Lesson 12 -- second quarter 2004
May 23, 2004
© Copyright 2004, Christian Light Publications
Having the patient endurance to obey
"Here is the patience of the saints: here are they that keep the commandments of God, and the faith of Jesus" (Revelation 14:12).
Righteousness is godliness and rightness. Righteousness is integrity, virtue, and purity of life. Righteousness is correctness of thinking, feeling, speaking, and acting. Righteousness is the pursuit of the Holy. Righteousness is the way of knowledge and wisdom. Righteousness is The Way of the Kingdom.
The realization that we live in the end times should raise our sights even more to righteousness and faithfulness. Iniquity abounds. Apostasy is everywhere. Moral confusion and corruption multiply at an increasing rate. The devil wants everyone, including you.

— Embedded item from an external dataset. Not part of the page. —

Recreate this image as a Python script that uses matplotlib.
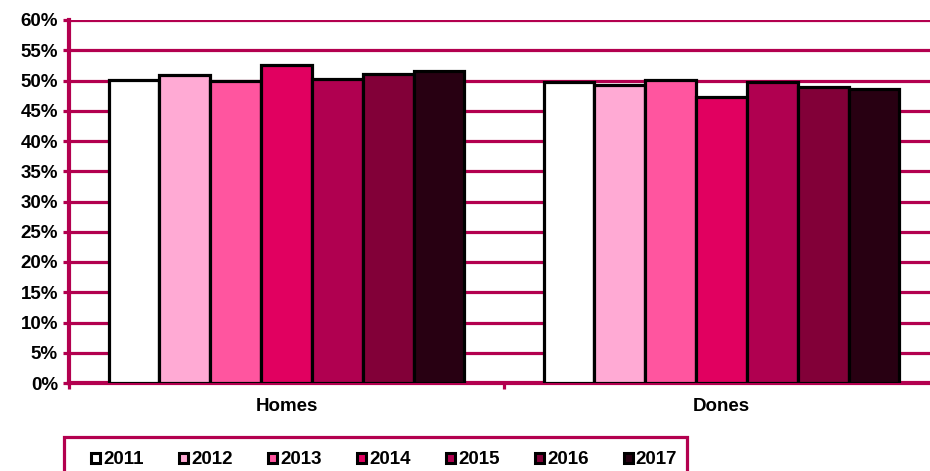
import matplotlib.pyplot as plt
from matplotlib.patches import Patch, Rectangle
import numpy as np

plt.rcParams['font.family'] = ['Liberation Sans', 'DejaVu Sans']

categories = ['Homes', 'Dones']
years = ['2011', '2012', '2013', '2014', '2015', '2016', '2017']
values = {
    '2011': [50.1, 49.8],
    '2012': [50.9, 49.2],
    '2013': [49.9, 50.1],
    '2014': [52.6, 47.3],
    '2015': [50.2, 49.8],
    '2016': [51.1, 49.0],
    '2017': [51.5, 48.6],
}
colors = ['#FFFFFF', '#FFAAD4', '#FF559F', '#E10060', '#B00050', '#820038', '#280012']
axcol = '#B3004F'

fig = plt.figure(figsize=(9.3, 4.71), dpi=100)
ax = fig.add_axes([69/930, 1-383/471, (939-69)/930, (383-20)/471])

x = np.arange(len(categories))
w = 0.818 / len(years)
for i, yr in enumerate(years):
    ax.bar(x + (i - 3) * w, values[yr], width=w, color=colors[i],
           edgecolor='black', linewidth=2.3, zorder=3)

ax.set_xlim(-0.5, 1.5)
ax.set_ylim(0, 60)
ax.set_yticks(np.arange(0, 61, 5))
ax.set_yticklabels(['%d%%' % v for v in range(0, 61, 5)], fontsize=13.5, fontweight='bold')
ax.yaxis.grid(True, color=axcol, linewidth=2.3, zorder=1)
ax.set_axisbelow(True)

ax.set_xticks(x)
ax.set_xticklabels(categories, fontsize=13.5, fontweight='bold')
ax.set_xticks([-0.5, 0.5, 1.5], minor=True)
ax.tick_params(axis='x', which='major', length=0, pad=11)
ax.tick_params(axis='x', which='minor', length=4, width=2.3, color=axcol)
ax.tick_params(axis='y', length=4, width=2.3, color=axcol, pad=4)

for s in ['top', 'right']:
    ax.spines[s].set_visible(False)
for s in ['left', 'bottom']:
    ax.spines[s].set_color(axcol)
    ax.spines[s].set_linewidth(3)

# legend box, cut off by the bottom edge like the original
fig.patches.append(Rectangle((64/930, -0.05), (687-64)/930, (1-437/471)+0.05,
                             transform=fig.transFigure, fill=False,
                             edgecolor=axcol, linewidth=2.3))

handles = [Patch(facecolor=c, edgecolor='black', linewidth=2.2) for c in colors]
leg = fig.legend(handles, years, ncol=7, loc='center left',
                 bbox_to_anchor=(91/930, 1-460/471),
                 frameon=False, prop={'size': 13.5, 'weight': 'bold'},
                 handlelength=0.5, handleheight=0.5, handletextpad=0.15,
                 columnspacing=1.88, borderaxespad=0.0, borderpad=0.0)

fig.savefig('out.png', dpi=100)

The closer we get to eternity, the less material things should matter. The closer we get to eternity, the less our own fleshly comfort and satisfaction should matter. Alas, not many of us are aware of the closeness of eternity. Few of us think of a remaining life span of two or three years, or even of fifteen. Number your days (and don't be too generous!) and give your heart to wisdom. Thirst for righteousness. Do not swerve from The Way. Be obedient. Be faithful.
"Faithful!" you exclaim. "I am doctrinally faithful. I would never yield to lesser doctrine and lesser faith." Has it ever dawned on you that doctrinal faithfulness eventually crumbles when subjected to practical unfaithfulness in daily living? You may be true in doctrine, but if you are not striving daily to be true in practice also, you will eventually miss the mark in doctrine as well.
So, dear friend, hang in there and continue in the faith and its works. Do not quit or even slack off in your obedience. Persevere and receive the blessing: "Blessed are the dead which die in the Lord from henceforth: Yea, saith the Spirit, that they may rest from their labours; and their works do follow them" (Revelation 14:13).
Can we be too obedient?
Many have the mentality that obedience has certain limits. After all, this life view goes, once a person has obeyed "a whole bunch" without fussing, surely he is entitled to not obey a bit here or there. This way of living uses a balance -- once enough obedience accumulates on the one side, a little disobedience is tolerable on the other. You know, just a little, just so the scales doesn't tip too much on that side. How easy it is to look for all kinds of loopholes and excuses and justifications for passing over God's will!
The rich young ruler had such a terrific track record. And yet he must have sensed something was lacking, or else he simply wanted the Lord's confirmation that he lacked nothing. In any event, after hearing Jesus' answer it appears he concluded he had already obeyed enough and he wasn't going to overdo it. Presumably he wasn't in the audience when Jesus declared, "When ye shall have done all those things which are commanded you, say, We are unprofitable servants: we have done that which was our duty to do" (Luke 17:10).